Lilia Castillo Jones was coming off a 30-plus year career in the newspaper industry where she reached the highest levels of management. It was a work that had subsequently run its course.

The Dallas native first came to the Rio Grande Valley in 2012 to become publisher of the Valley Morning Star in Harlingen. She would eventually go from that post to become the president of the El Paso Times. That job proved to be short-lived due to company cutbacks in an industry in rapid decline.

Returning to the Valley in late 2017, Jones contemplated what to do next. She then found a new opportunity in the most unlikely of places. Walk into the Humane Society of Harlingen shelter not far off Wilson Road and there, among the dogs and cats looking for “forever homes,” is Jones, the executive director of the facility.

“‘Why that job?'” she recalled her friends asking. “‘Why would you take that on?'”

Jones answered those questions with the same sort of singular mind and focus the defined her successful newspaper career. She moved quickly in taking the new job in October 2018 to blend what she knew with what needed to be learn.

More and more Humane Society of Harlingen animals are becoming family pets thanks to Lilia Castillo Jones's efforts and those of her staff and board. (courtesy)
More and more Humane Society of Harlingen animals are becoming family pets thanks to Lilia Castillo Jones’s efforts and those of her staff and board. (courtesy)

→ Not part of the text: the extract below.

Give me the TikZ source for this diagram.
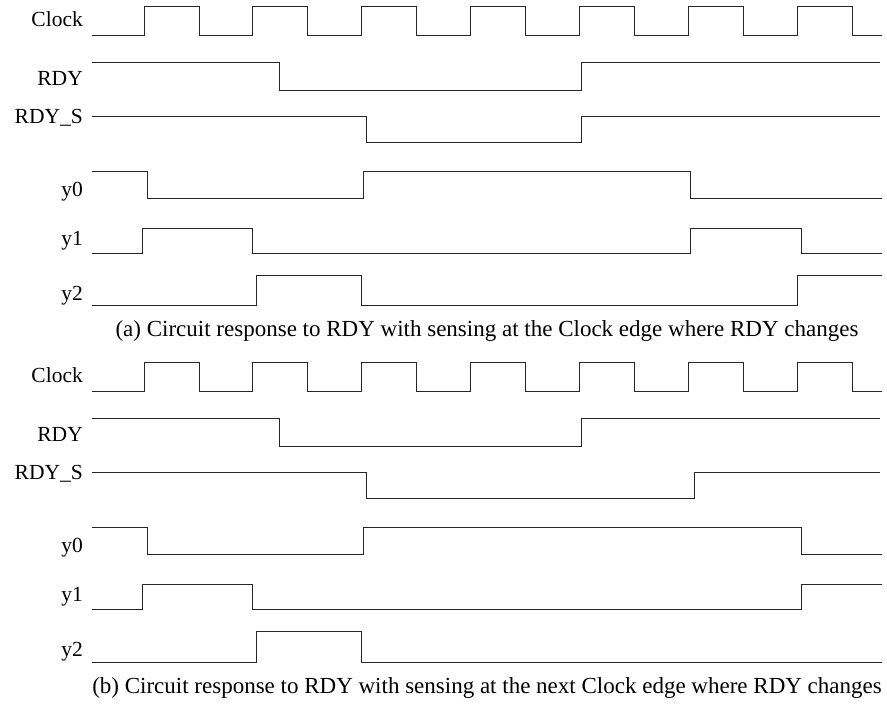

“It’s an animal shelter, but it’s a business too,” Jones said. “I knew I could apply my business acumen to a shelter.”

She immersed herself in the metrics of her new field. Increasing adoptions and saving more dogs and cats was an immediate priority. The save rate at the shelter then was only 25 percent. To improve that percentage, Jones quickly learned she had to take certain steps. There had to be an increase in the number of volunteers to help care for the animals. Growing the number of foster homes was essential in finding temporary homes. There was a need to boost the transportation and rescue program to send more dogs and cats to new homes up north where they could then be adopted.

By mid-2019, the improvements began to become apparent. The save rate as of June was at 43 percent. It then hit 60 percent that month. The number of animal transportations north for adoption and/or foster homes was also up 40 percent. The intake rate was down 15 percent, meaning Jones and her staff were convincing more people to take home the animals they were bringing home as permanent or foster homes. The volunteer base is up, especially among youths.

Jones credits the improvements to both her hard-working staff and a supportive reorganized board. The community aspect, she said, has also been huge.

“We put out word we need dog food or beds or really anything, and the donations start coming in,” she said. “The community has really embraced us.”

Taking a visitor through a tour of the shelter, Jones talked about the different kind of pressure she faces today versus her old management jobs.

“It’s a different kind of pressure because you’re impacting the lives of animals,” she said. “It’s the most satisfying job I’ve ever had.”